- **What you have to do**:
Reproduce the listing below character for character; drop every image.

- **Data shown**:
'''
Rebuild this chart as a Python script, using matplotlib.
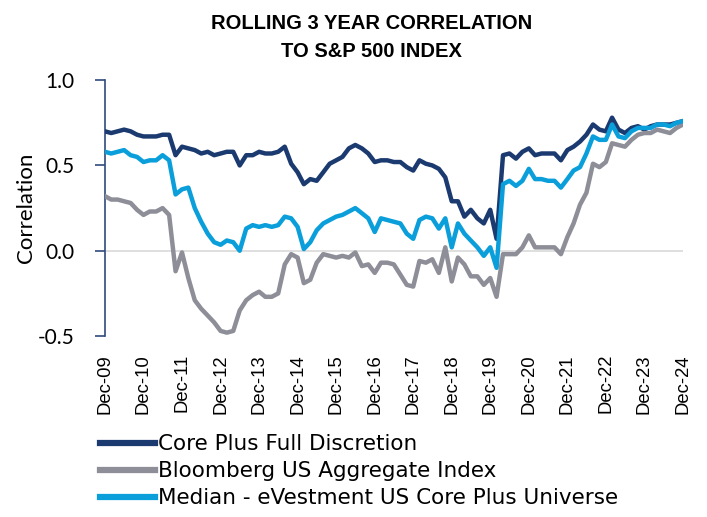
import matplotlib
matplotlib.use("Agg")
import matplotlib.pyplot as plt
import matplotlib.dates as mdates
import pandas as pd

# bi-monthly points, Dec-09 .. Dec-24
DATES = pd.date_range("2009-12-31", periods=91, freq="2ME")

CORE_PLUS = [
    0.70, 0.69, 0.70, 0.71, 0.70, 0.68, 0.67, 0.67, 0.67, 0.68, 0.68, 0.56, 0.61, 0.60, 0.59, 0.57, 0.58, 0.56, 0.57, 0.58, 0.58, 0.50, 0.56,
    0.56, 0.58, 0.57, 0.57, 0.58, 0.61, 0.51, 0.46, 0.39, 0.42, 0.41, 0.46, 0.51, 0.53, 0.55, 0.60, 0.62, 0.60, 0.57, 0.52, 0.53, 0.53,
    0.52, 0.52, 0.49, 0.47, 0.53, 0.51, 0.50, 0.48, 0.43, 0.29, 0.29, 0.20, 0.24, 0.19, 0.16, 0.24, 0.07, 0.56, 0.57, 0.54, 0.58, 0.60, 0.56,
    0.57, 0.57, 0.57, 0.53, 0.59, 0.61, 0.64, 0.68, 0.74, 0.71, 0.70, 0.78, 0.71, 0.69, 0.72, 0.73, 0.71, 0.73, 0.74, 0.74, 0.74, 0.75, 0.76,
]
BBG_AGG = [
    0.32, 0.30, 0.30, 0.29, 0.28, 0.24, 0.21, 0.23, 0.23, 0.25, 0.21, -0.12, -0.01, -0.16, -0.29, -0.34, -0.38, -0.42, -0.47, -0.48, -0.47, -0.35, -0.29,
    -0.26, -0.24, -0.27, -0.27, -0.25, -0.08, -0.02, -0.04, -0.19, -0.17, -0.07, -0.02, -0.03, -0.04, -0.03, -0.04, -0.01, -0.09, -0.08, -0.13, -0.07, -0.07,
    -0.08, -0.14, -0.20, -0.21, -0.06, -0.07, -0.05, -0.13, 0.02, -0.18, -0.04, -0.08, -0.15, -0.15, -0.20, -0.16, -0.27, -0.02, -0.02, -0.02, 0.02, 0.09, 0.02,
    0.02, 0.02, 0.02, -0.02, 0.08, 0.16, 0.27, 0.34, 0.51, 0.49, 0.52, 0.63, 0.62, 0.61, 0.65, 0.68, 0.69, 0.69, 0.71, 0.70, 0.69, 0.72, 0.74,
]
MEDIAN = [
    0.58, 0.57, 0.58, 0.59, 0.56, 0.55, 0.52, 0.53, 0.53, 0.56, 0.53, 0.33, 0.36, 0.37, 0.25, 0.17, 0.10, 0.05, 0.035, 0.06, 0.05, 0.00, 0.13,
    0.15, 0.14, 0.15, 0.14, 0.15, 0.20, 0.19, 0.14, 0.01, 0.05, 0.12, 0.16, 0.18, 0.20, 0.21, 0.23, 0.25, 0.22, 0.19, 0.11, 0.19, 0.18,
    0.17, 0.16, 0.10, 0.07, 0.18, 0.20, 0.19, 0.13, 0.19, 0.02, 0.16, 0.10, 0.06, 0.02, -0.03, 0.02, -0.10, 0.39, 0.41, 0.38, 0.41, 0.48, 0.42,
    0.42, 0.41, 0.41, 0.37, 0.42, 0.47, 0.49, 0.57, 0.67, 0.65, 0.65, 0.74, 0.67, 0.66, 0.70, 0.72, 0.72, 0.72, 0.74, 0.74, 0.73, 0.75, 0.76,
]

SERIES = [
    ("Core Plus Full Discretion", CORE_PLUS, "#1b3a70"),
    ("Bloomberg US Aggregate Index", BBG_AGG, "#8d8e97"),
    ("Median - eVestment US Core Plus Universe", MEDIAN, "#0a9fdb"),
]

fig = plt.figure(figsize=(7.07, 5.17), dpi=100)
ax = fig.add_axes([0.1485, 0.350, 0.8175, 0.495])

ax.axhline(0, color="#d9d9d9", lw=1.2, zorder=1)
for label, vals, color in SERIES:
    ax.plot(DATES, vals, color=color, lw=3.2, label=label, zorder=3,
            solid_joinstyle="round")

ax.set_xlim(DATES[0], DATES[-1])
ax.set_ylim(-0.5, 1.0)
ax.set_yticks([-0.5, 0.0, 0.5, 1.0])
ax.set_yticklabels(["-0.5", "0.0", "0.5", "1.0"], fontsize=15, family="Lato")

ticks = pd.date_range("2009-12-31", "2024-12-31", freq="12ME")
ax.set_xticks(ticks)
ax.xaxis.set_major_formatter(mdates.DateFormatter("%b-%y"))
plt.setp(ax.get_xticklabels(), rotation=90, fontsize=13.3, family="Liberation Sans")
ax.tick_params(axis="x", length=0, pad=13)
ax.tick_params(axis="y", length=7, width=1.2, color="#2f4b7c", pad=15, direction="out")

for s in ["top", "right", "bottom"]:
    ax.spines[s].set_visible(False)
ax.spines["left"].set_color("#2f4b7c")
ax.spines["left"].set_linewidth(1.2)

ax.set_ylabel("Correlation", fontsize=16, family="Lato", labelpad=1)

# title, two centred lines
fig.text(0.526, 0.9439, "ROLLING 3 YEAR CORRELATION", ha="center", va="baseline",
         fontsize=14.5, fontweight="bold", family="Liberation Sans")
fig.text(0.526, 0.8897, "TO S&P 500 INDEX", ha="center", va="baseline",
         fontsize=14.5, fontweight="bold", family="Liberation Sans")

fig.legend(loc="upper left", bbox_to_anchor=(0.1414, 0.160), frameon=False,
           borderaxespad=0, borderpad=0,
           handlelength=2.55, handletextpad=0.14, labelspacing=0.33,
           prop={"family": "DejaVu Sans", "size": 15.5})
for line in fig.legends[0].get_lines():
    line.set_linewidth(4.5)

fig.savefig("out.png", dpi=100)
'''
- **Result for this task**:
Rebuild this chart as a Python script, using matplotlib.
import matplotlib
matplotlib.use("Agg")
import matplotlib.pyplot as plt
import matplotlib.dates as mdates
import pandas as pd

# bi-monthly points, Dec-09 .. Dec-24
DATES = pd.date_range("2009-12-31", periods=91, freq="2ME")

CORE_PLUS = [
    0.70, 0.69, 0.70, 0.71, 0.70, 0.68, 0.67, 0.67, 0.67, 0.68, 0.68, 0.56, 0.61, 0.60, 0.59, 0.57, 0.58, 0.56, 0.57, 0.58, 0.58, 0.50, 0.56,
    0.56, 0.58, 0.57, 0.57, 0.58, 0.61, 0.51, 0.46, 0.39, 0.42, 0.41, 0.46, 0.51, 0.53, 0.55, 0.60, 0.62, 0.60, 0.57, 0.52, 0.53, 0.53,
    0.52, 0.52, 0.49, 0.47, 0.53, 0.51, 0.50, 0.48, 0.43, 0.29, 0.29, 0.20, 0.24, 0.19, 0.16, 0.24, 0.07, 0.56, 0.57, 0.54, 0.58, 0.60, 0.56,
    0.57, 0.57, 0.57, 0.53, 0.59, 0.61, 0.64, 0.68, 0.74, 0.71, 0.70, 0.78, 0.71, 0.69, 0.72, 0.73, 0.71, 0.73, 0.74, 0.74, 0.74, 0.75, 0.76,
]
BBG_AGG = [
    0.32, 0.30, 0.30, 0.29, 0.28, 0.24, 0.21, 0.23, 0.23, 0.25, 0.21, -0.12, -0.01, -0.16, -0.29, -0.34, -0.38, -0.42, -0.47, -0.48, -0.47, -0.35, -0.29,
    -0.26, -0.24, -0.27, -0.27, -0.25, -0.08, -0.02, -0.04, -0.19, -0.17, -0.07, -0.02, -0.03, -0.04, -0.03, -0.04, -0.01, -0.09, -0.08, -0.13, -0.07, -0.07,
    -0.08, -0.14, -0.20, -0.21, -0.06, -0.07, -0.05, -0.13, 0.02, -0.18, -0.04, -0.08, -0.15, -0.15, -0.20, -0.16, -0.27, -0.02, -0.02, -0.02, 0.02, 0.09, 0.02,
    0.02, 0.02, 0.02, -0.02, 0.08, 0.16, 0.27, 0.34, 0.51, 0.49, 0.52, 0.63, 0.62, 0.61, 0.65, 0.68, 0.69, 0.69, 0.71, 0.70, 0.69, 0.72, 0.74,
]
MEDIAN = [
    0.58, 0.57, 0.58, 0.59, 0.56, 0.55, 0.52, 0.53, 0.53, 0.56, 0.53, 0.33, 0.36, 0.37, 0.25, 0.17, 0.10, 0.05, 0.035, 0.06, 0.05, 0.00, 0.13,
    0.15, 0.14, 0.15, 0.14, 0.15, 0.20, 0.19, 0.14, 0.01, 0.05, 0.12, 0.16, 0.18, 0.20, 0.21, 0.23, 0.25, 0.22, 0.19, 0.11, 0.19, 0.18,
    0.17, 0.16, 0.10, 0.07, 0.18, 0.20, 0.19, 0.13, 0.19, 0.02, 0.16, 0.10, 0.06, 0.02, -0.03, 0.02, -0.10, 0.39, 0.41, 0.38, 0.41, 0.48, 0.42,
    0.42, 0.41, 0.41, 0.37, 0.42, 0.47, 0.49, 0.57, 0.67, 0.65, 0.65, 0.74, 0.67, 0.66, 0.70, 0.72, 0.72, 0.72, 0.74, 0.74, 0.73, 0.75, 0.76,
]

SERIES = [
    ("Core Plus Full Discretion", CORE_PLUS, "#1b3a70"),
    ("Bloomberg US Aggregate Index", BBG_AGG, "#8d8e97"),
    ("Median - eVestment US Core Plus Universe", MEDIAN, "#0a9fdb"),
]

fig = plt.figure(figsize=(7.07, 5.17), dpi=100)
ax = fig.add_axes([0.1485, 0.350, 0.8175, 0.495])

ax.axhline(0, color="#d9d9d9", lw=1.2, zorder=1)
for label, vals, color in SERIES:
    ax.plot(DATES, vals, color=color, lw=3.2, label=label, zorder=3,
            solid_joinstyle="round")

ax.set_xlim(DATES[0], DATES[-1])
ax.set_ylim(-0.5, 1.0)
ax.set_yticks([-0.5, 0.0, 0.5, 1.0])
ax.set_yticklabels(["-0.5", "0.0", "0.5", "1.0"], fontsize=15, family="Lato")

ticks = pd.date_range("2009-12-31", "2024-12-31", freq="12ME")
ax.set_xticks(ticks)
ax.xaxis.set_major_formatter(mdates.DateFormatter("%b-%y"))
plt.setp(ax.get_xticklabels(), rotation=90, fontsize=13.3, family="Liberation Sans")
ax.tick_params(axis="x", length=0, pad=13)
ax.tick_params(axis="y", length=7, width=1.2, color="#2f4b7c", pad=15, direction="out")

for s in ["top", "right", "bottom"]:
    ax.spines[s].set_visible(False)
ax.spines["left"].set_color("#2f4b7c")
ax.spines["left"].set_linewidth(1.2)

ax.set_ylabel("Correlation", fontsize=16, family="Lato", labelpad=1)

# title, two centred lines
fig.text(0.526, 0.9439, "ROLLING 3 YEAR CORRELATION", ha="center", va="baseline",
         fontsize=14.5, fontweight="bold", family="Liberation Sans")
fig.text(0.526, 0.8897, "TO S&P 500 INDEX", ha="center", va="baseline",
         fontsize=14.5, fontweight="bold", family="Liberation Sans")

fig.legend(loc="upper left", bbox_to_anchor=(0.1414, 0.160), frameon=False,
           borderaxespad=0, borderpad=0,
           handlelength=2.55, handletextpad=0.14, labelspacing=0.33,
           prop={"family": "DejaVu Sans", "size": 15.5})
for line in fig.legends[0].get_lines():
    line.set_linewidth(4.5)

fig.savefig("out.png", dpi=100)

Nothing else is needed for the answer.